Given exercise = Gather up the lines that contain "this".

Entries provided =
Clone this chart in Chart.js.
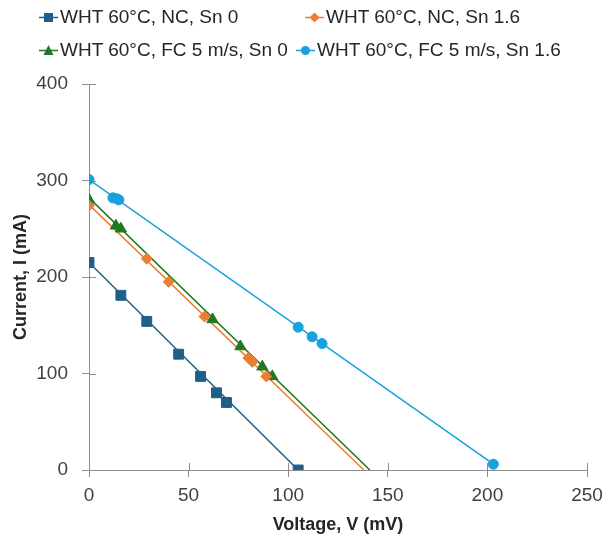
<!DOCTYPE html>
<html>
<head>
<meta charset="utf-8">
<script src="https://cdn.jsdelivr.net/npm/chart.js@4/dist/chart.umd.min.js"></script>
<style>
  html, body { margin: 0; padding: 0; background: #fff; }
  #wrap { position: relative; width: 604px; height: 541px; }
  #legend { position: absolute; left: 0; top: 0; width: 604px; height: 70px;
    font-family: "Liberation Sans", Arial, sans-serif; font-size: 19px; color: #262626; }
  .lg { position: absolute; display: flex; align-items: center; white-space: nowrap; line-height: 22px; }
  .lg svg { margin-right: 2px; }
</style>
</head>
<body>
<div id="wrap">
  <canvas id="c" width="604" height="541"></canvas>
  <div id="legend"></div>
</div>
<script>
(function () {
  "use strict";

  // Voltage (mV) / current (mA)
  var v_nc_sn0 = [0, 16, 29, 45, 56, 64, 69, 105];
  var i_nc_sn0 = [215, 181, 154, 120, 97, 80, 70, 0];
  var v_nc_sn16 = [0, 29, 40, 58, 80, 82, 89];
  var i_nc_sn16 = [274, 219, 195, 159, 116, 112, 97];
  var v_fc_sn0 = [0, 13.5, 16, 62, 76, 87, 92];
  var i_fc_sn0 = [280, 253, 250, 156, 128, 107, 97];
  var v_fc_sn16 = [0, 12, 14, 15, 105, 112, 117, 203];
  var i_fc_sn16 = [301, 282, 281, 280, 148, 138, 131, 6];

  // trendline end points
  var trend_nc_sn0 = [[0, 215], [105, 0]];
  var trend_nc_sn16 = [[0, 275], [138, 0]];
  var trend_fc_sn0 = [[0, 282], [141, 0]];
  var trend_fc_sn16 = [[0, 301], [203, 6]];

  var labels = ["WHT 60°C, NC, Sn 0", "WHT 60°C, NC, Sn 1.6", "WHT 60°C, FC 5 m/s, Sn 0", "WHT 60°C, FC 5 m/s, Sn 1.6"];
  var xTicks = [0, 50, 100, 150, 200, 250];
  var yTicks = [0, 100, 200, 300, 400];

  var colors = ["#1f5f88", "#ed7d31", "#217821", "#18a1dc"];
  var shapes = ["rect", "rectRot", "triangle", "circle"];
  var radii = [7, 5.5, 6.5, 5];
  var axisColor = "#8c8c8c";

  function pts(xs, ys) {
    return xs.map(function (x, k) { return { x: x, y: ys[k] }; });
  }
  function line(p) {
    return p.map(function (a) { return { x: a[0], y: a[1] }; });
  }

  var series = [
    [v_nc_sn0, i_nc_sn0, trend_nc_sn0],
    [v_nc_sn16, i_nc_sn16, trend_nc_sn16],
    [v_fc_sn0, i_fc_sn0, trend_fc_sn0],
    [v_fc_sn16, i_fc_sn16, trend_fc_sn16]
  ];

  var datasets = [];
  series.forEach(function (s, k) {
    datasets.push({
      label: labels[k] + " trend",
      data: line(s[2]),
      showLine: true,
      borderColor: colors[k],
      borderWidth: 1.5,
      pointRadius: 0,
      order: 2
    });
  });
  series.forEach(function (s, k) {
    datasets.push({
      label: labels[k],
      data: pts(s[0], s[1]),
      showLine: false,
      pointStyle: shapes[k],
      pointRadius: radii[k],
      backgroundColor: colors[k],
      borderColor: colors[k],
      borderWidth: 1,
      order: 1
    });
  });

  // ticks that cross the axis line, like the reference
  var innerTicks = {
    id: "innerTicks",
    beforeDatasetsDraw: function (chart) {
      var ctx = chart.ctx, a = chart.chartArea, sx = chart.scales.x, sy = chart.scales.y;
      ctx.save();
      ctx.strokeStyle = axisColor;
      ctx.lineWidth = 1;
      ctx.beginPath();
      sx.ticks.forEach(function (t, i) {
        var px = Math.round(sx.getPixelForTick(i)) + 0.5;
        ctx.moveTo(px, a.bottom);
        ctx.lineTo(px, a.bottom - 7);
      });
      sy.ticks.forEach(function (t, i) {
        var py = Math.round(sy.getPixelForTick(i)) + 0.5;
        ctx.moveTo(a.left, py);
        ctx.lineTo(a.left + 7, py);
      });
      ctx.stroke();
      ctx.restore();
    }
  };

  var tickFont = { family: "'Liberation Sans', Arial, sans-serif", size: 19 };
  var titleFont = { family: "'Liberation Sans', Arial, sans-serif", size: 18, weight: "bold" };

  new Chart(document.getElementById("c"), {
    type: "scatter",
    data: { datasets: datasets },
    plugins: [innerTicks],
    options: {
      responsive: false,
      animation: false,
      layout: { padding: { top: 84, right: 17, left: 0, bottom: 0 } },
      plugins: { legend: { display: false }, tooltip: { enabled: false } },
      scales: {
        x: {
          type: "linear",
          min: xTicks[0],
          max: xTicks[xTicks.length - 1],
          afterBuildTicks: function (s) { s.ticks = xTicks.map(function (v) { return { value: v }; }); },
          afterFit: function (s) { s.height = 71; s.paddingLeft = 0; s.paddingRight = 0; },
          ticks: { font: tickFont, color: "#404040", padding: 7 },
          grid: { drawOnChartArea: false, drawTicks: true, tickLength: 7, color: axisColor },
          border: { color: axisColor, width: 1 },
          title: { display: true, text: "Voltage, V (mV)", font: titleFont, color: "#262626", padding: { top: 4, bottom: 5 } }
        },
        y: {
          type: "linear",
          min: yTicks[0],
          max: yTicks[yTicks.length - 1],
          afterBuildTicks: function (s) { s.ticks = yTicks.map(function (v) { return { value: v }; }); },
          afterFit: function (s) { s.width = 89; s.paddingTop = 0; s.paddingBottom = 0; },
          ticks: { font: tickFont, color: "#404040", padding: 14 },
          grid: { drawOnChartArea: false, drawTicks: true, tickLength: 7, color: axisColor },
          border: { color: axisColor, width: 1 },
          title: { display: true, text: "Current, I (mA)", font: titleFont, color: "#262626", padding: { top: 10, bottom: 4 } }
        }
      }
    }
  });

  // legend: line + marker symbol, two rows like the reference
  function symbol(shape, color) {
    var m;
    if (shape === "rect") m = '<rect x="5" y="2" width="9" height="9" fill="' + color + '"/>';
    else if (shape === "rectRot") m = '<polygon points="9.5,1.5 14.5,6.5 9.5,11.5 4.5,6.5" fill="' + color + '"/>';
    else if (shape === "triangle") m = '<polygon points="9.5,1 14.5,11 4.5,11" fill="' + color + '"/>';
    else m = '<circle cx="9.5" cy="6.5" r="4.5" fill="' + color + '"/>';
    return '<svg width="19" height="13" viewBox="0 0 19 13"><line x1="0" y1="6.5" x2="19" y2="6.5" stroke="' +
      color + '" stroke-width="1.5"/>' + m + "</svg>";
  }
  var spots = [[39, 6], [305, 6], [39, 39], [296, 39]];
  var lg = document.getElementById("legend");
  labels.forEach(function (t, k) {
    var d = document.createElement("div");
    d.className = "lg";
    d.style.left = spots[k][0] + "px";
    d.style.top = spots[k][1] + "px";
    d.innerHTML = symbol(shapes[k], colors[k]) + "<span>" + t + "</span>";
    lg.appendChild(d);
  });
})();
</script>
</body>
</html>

==

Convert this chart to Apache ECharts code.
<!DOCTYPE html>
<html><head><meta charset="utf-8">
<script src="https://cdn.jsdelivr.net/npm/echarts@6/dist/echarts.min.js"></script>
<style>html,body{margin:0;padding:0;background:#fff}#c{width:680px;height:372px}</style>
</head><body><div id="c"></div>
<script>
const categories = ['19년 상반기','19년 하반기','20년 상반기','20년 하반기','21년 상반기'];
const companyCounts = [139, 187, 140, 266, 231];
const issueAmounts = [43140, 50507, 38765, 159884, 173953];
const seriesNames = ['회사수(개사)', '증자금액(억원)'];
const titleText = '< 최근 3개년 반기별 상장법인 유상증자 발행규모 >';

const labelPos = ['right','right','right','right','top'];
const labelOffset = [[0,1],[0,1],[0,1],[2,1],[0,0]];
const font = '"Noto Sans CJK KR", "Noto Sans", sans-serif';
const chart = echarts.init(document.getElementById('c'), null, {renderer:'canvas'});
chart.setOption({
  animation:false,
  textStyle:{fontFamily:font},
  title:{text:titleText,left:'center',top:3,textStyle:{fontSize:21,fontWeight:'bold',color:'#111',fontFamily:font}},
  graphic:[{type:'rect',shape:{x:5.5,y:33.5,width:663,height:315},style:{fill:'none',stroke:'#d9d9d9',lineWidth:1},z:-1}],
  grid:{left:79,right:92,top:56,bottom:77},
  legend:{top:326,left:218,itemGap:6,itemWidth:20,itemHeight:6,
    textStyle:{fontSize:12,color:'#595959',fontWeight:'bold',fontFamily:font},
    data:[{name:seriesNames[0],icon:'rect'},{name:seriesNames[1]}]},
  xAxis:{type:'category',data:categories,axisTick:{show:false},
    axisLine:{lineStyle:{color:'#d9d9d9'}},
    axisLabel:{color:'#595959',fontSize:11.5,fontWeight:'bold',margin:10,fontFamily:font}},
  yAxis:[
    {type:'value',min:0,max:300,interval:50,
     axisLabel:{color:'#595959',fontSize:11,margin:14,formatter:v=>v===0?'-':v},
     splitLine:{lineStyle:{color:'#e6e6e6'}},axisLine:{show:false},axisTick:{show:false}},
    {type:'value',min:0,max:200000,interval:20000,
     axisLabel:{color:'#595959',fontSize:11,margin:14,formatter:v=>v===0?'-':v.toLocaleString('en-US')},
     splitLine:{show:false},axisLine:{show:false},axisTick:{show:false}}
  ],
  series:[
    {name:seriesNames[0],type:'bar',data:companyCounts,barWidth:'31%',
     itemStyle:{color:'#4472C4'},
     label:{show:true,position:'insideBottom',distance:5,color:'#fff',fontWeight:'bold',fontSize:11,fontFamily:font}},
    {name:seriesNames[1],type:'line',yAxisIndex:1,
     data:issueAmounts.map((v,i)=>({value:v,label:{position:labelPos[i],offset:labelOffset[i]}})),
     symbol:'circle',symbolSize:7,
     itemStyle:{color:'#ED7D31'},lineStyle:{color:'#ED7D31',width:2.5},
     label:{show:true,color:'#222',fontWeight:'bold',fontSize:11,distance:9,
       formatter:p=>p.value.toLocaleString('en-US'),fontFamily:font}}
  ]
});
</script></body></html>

Task result =
Clone this chart in Chart.js.
Convert this chart to Apache ECharts code.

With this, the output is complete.